## TASK BRIEF
Print the entries that appear below, exactly as written and without their pictures.

Code that draws figures
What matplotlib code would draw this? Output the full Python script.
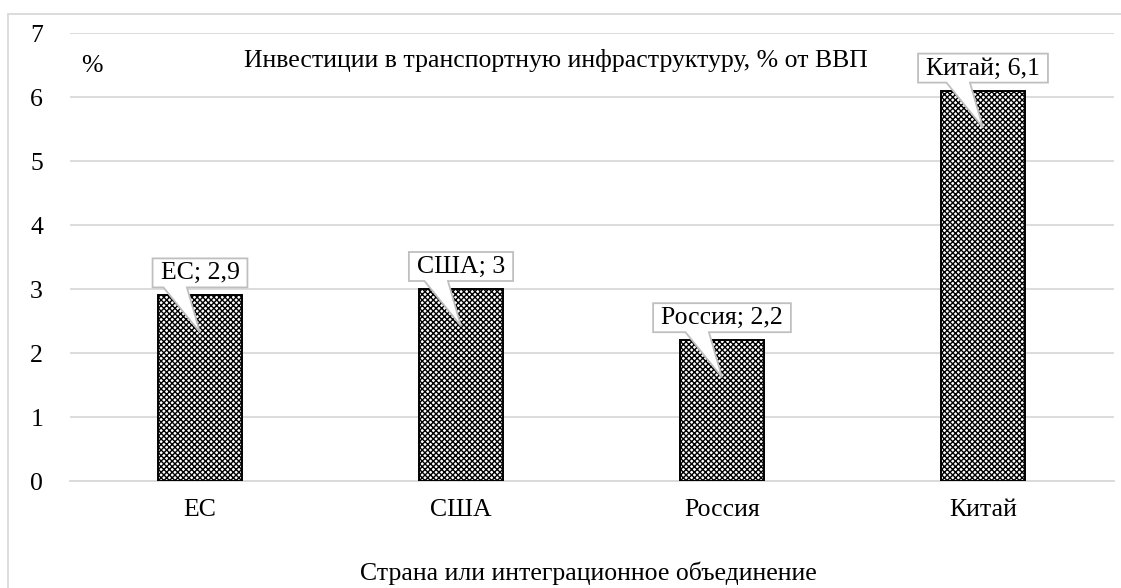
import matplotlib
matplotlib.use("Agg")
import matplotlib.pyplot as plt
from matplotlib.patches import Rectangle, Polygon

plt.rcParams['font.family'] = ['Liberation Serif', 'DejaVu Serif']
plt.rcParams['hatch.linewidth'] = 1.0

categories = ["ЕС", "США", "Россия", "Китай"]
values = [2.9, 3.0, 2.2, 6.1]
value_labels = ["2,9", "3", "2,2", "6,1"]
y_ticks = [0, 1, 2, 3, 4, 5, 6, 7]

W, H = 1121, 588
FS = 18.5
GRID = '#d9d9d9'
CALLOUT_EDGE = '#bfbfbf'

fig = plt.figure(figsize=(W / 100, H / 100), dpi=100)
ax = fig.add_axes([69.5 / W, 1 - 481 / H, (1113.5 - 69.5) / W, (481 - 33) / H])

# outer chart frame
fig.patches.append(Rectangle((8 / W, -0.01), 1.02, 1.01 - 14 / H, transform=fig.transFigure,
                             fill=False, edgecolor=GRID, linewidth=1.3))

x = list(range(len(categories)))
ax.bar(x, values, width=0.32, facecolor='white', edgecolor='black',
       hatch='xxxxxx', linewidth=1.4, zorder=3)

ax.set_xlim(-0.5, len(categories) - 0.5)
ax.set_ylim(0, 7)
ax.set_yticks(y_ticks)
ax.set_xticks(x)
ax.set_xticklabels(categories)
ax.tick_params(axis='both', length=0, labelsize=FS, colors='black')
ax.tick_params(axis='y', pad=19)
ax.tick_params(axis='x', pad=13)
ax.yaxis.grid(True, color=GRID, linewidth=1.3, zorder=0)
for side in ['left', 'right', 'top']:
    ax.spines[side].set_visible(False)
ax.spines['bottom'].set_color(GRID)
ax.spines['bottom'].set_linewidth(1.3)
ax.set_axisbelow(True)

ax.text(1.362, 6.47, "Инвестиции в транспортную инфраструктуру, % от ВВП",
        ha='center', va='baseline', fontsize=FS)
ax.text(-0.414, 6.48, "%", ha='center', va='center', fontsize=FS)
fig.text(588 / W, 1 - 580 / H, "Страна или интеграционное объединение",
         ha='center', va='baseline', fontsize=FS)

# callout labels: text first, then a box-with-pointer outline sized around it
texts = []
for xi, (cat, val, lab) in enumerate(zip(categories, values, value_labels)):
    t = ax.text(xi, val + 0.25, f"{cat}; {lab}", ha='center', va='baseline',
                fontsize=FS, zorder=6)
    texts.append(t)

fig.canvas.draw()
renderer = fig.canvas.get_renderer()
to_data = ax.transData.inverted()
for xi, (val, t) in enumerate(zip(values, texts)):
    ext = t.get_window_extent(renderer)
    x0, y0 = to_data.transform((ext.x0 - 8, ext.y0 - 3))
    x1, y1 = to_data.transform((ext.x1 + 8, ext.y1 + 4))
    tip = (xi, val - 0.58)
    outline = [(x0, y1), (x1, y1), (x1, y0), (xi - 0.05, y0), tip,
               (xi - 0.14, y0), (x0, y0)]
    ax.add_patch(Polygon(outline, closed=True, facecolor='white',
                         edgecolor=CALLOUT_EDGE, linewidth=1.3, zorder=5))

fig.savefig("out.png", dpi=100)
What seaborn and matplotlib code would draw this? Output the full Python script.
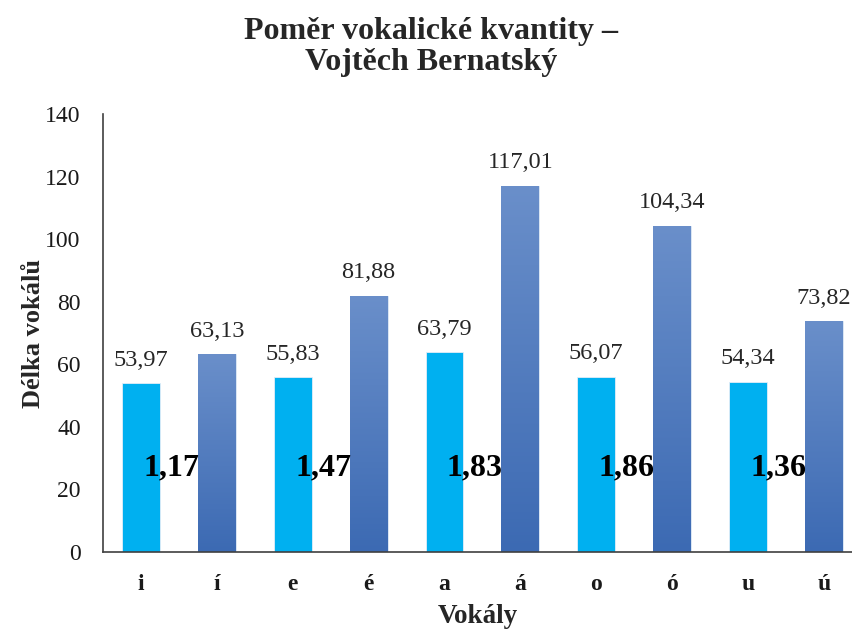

## OUTPUT OF THE EXERCISE
What matplotlib code would draw this? Output the full Python script.
import matplotlib
matplotlib.use("Agg")
import matplotlib.pyplot as plt
from matplotlib.patches import Rectangle, Polygon

plt.rcParams['font.family'] = ['Liberation Serif', 'DejaVu Serif']
plt.rcParams['hatch.linewidth'] = 1.0

categories = ["ЕС", "США", "Россия", "Китай"]
values = [2.9, 3.0, 2.2, 6.1]
value_labels = ["2,9", "3", "2,2", "6,1"]
y_ticks = [0, 1, 2, 3, 4, 5, 6, 7]

W, H = 1121, 588
FS = 18.5
GRID = '#d9d9d9'
CALLOUT_EDGE = '#bfbfbf'

fig = plt.figure(figsize=(W / 100, H / 100), dpi=100)
ax = fig.add_axes([69.5 / W, 1 - 481 / H, (1113.5 - 69.5) / W, (481 - 33) / H])

# outer chart frame
fig.patches.append(Rectangle((8 / W, -0.01), 1.02, 1.01 - 14 / H, transform=fig.transFigure,
                             fill=False, edgecolor=GRID, linewidth=1.3))

x = list(range(len(categories)))
ax.bar(x, values, width=0.32, facecolor='white', edgecolor='black',
       hatch='xxxxxx', linewidth=1.4, zorder=3)

ax.set_xlim(-0.5, len(categories) - 0.5)
ax.set_ylim(0, 7)
ax.set_yticks(y_ticks)
ax.set_xticks(x)
ax.set_xticklabels(categories)
ax.tick_params(axis='both', length=0, labelsize=FS, colors='black')
ax.tick_params(axis='y', pad=19)
ax.tick_params(axis='x', pad=13)
ax.yaxis.grid(True, color=GRID, linewidth=1.3, zorder=0)
for side in ['left', 'right', 'top']:
    ax.spines[side].set_visible(False)
ax.spines['bottom'].set_color(GRID)
ax.spines['bottom'].set_linewidth(1.3)
ax.set_axisbelow(True)

ax.text(1.362, 6.47, "Инвестиции в транспортную инфраструктуру, % от ВВП",
        ha='center', va='baseline', fontsize=FS)
ax.text(-0.414, 6.48, "%", ha='center', va='center', fontsize=FS)
fig.text(588 / W, 1 - 580 / H, "Страна или интеграционное объединение",
         ha='center', va='baseline', fontsize=FS)

# callout labels: text first, then a box-with-pointer outline sized around it
texts = []
for xi, (cat, val, lab) in enumerate(zip(categories, values, value_labels)):
    t = ax.text(xi, val + 0.25, f"{cat}; {lab}", ha='center', va='baseline',
                fontsize=FS, zorder=6)
    texts.append(t)

fig.canvas.draw()
renderer = fig.canvas.get_renderer()
to_data = ax.transData.inverted()
for xi, (val, t) in enumerate(zip(values, texts)):
    ext = t.get_window_extent(renderer)
    x0, y0 = to_data.transform((ext.x0 - 8, ext.y0 - 3))
    x1, y1 = to_data.transform((ext.x1 + 8, ext.y1 + 4))
    tip = (xi, val - 0.58)
    outline = [(x0, y1), (x1, y1), (x1, y0), (xi - 0.05, y0), tip,
               (xi - 0.14, y0), (x0, y0)]
    ax.add_patch(Polygon(outline, closed=True, facecolor='white',
                         edgecolor=CALLOUT_EDGE, linewidth=1.3, zorder=5))

fig.savefig("out.png", dpi=100)
What seaborn and matplotlib code would draw this? Output the full Python script.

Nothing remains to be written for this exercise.